The term "Irish American", often used by historians of the Irish in the United States to denote the Irish immigrants and their descendants, is a code-word: it actually means "Irish Roman Catholic". Excluded from it are Protestants. In other words, there is an identification in American historical writing between the terms Irish, Irish American and Irish Catholic.

 The validity of this identification is central to most studies of the Irish in the United States. It is presumed:

  1. that the really important events in the story of the Irish in America did not begin until the Great Famine of the mid-nineteenth century.
  2. That after the mid-nineteenth century, migration by Irish Protestants to the United States was virtually nil

These then are the main components of the standard explanation as to why the Irish in the United States became a city people. What has been the interpretation of the Irish in Canada put forward by Canadian historians? The only serious attempt at a general history of the Irish in Canada has been Nicholas Flood Davin's work of 1877,a goldmine of anecdote but not a scholarly work. There has been no modern attempt at a synthesis. Instead, there are a few deplorable works of ethnic piety and numerous incidental references in regional histories that indicate that the Irish in Canada seem to have settled everywhere, both in the cities and in the country. Until recently, there were only two analyses of the process of assimilation of the Irish into Canadian society- by John Mannion, H. Clare Pentland and Kenneth Duncan. Of these, two (Pentland and Duncan), widely circulated and highly influential, began with the assumption that the Irish in Canada in the last century were a city people.
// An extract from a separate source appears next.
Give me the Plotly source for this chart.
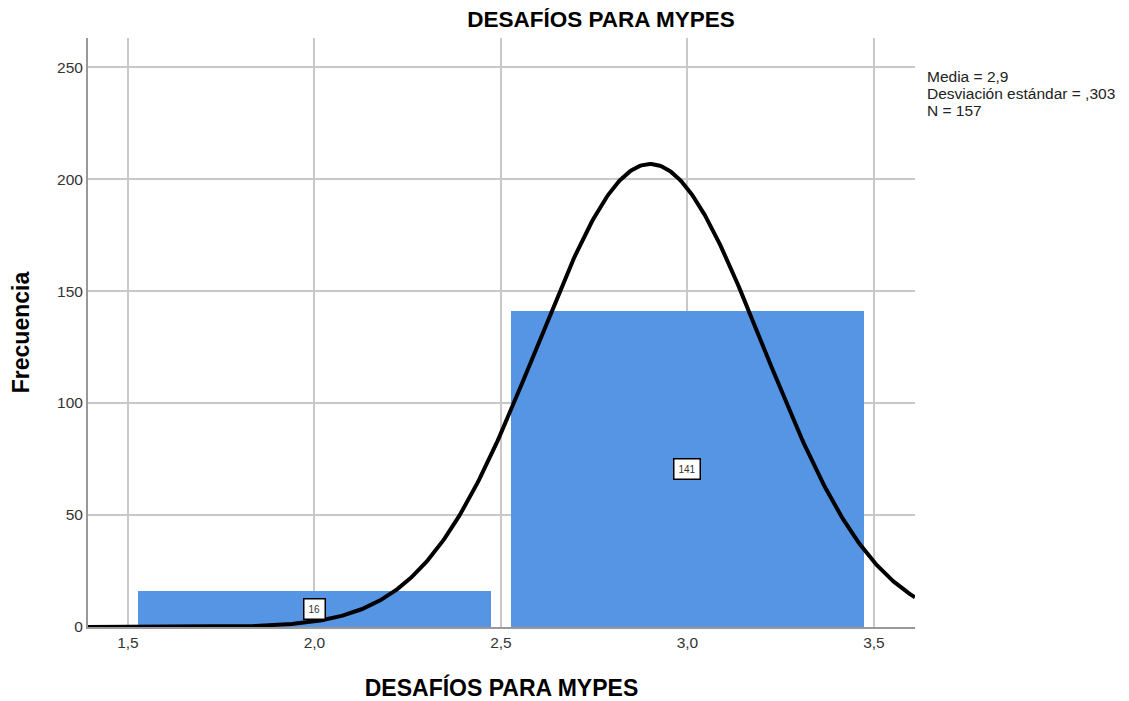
import numpy as np
import plotly.graph_objects as go

# Data
bin_centers = [2.0, 3.0]
counts = [16, 141]
bin_width = 1.0
mean = 2.9
std = 0.303
n = 157
x_ticks = [1.5, 2.0, 2.5, 3.0, 3.5]
x_tick_labels = ["1,5", "2,0", "2,5", "3,0", "3,5"]
y_ticks = [0, 50, 100, 150, 200, 250]
title = "DESAFÍOS PARA MYPES"
stats_lines = ["Media = 2,9", "Desviación estándar = ,303", "N = 157"]

x_range = [1.393, 3.61]
y_range = [0, 263]

font_family = "Liberation Sans, Arial, sans-serif"
W, H = 1121, 693
PLOT_H = H - 30 - 74

fig = go.Figure()
fig.add_trace(go.Bar(
    x=bin_centers, y=counts, width=0.944,
    marker=dict(color="#5595E3", line=dict(width=0)),
    hoverinfo="skip", showlegend=False,
))

xs = np.linspace(x_range[0], x_range[1], 500)
ys = n * bin_width / (std * np.sqrt(2 * np.pi)) * np.exp(-0.5 * ((xs - mean) / std) ** 2)
fig.add_trace(go.Scatter(x=xs, y=ys, mode="lines", cliponaxis=False,
                         line=dict(color="black", width=4), showlegend=False,
                         hoverinfo="skip"))

for xc, c in zip(bin_centers, counts):
    fig.add_annotation(x=xc, y=c / 2, text=str(c), showarrow=False,
                       font=dict(family=font_family, size=10, color="#333"),
                       bgcolor="white", bordercolor="black", borderwidth=1.5,
                       borderpad=4)

for i, line in enumerate(stats_lines):
    fig.add_annotation(xref="paper", yref="paper", x=1.012,
                       y=1 - (39 + 16.5 * i) / PLOT_H,
                       xanchor="left", yanchor="middle", align="left",
                       text=line, showarrow=False,
                       font=dict(family=font_family, size=15.5, color="#222"))

fig.update_layout(
    width=W, height=H,
    margin=dict(l=80, r=214, t=30, b=74),
    paper_bgcolor="white", plot_bgcolor="white",
    font=dict(family=font_family, color="#222"),
    title=dict(text="<b>" + title + "</b>", x=593 / W, xanchor="center",
               y=1 - 11 / H, yanchor="middle",
               font=dict(size=22.5, color="black")),
    bargap=0,
    xaxis=dict(range=x_range, tickvals=x_ticks, ticktext=x_tick_labels,
               showgrid=True, gridcolor="#c8c8c8", gridwidth=1.5,
               showline=True, linecolor="#999", linewidth=2,
               layer="below traces", automargin=False,
               ticks="", tickfont=dict(size=15.5, color="#333"),
               title=dict(text="<b>" + title + "</b>", font=dict(size=23, color="black"),
                          standoff=30),
               zeroline=False),
    yaxis=dict(range=y_range, tickvals=y_ticks,
               showgrid=True, gridcolor="#c8c8c8", gridwidth=1.5,
               showline=True, linecolor="#999", linewidth=2,
               layer="below traces", automargin=False,
               ticks="", tickfont=dict(size=15.5, color="#333"),
               title=dict(text="<b>Frecuencia</b>", font=dict(size=23, color="black"),
                          standoff=22),
               zeroline=False),
)

fig.write_html("out.html")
 Two recent studies, however, have established that the Irish in nineteenth century Canada were not a city people. In the most important of these, Professors A. Gordon Darroch and Michael D. Ornstein drew a large random sample from the heads of households recorded in the 1871 census (approximately 10,000 cases) and found that the Irish were more likely to support themselves by farming than any other occupation: 58.3% of Protestants of Irish origin and 44.3% of Catholics. When one takes into account the fact that farmers were only part of the rural economic structure, it is clear that persons of Irish origin in Canada lived in small towns and in the countyside, and that both Irish Catholics and Irish Protestants, immigrants and their descendants, settled overwhelmingly in the countryside. For example, in 1871, approximately 66.3% of Irish descended Catholics and 83.2% of Irish Descended Protestants were living in rural areas. Both Protestants and Catholics were able to stand the loneliness of pioneering life and were equally able to meet the technological requirements of farming.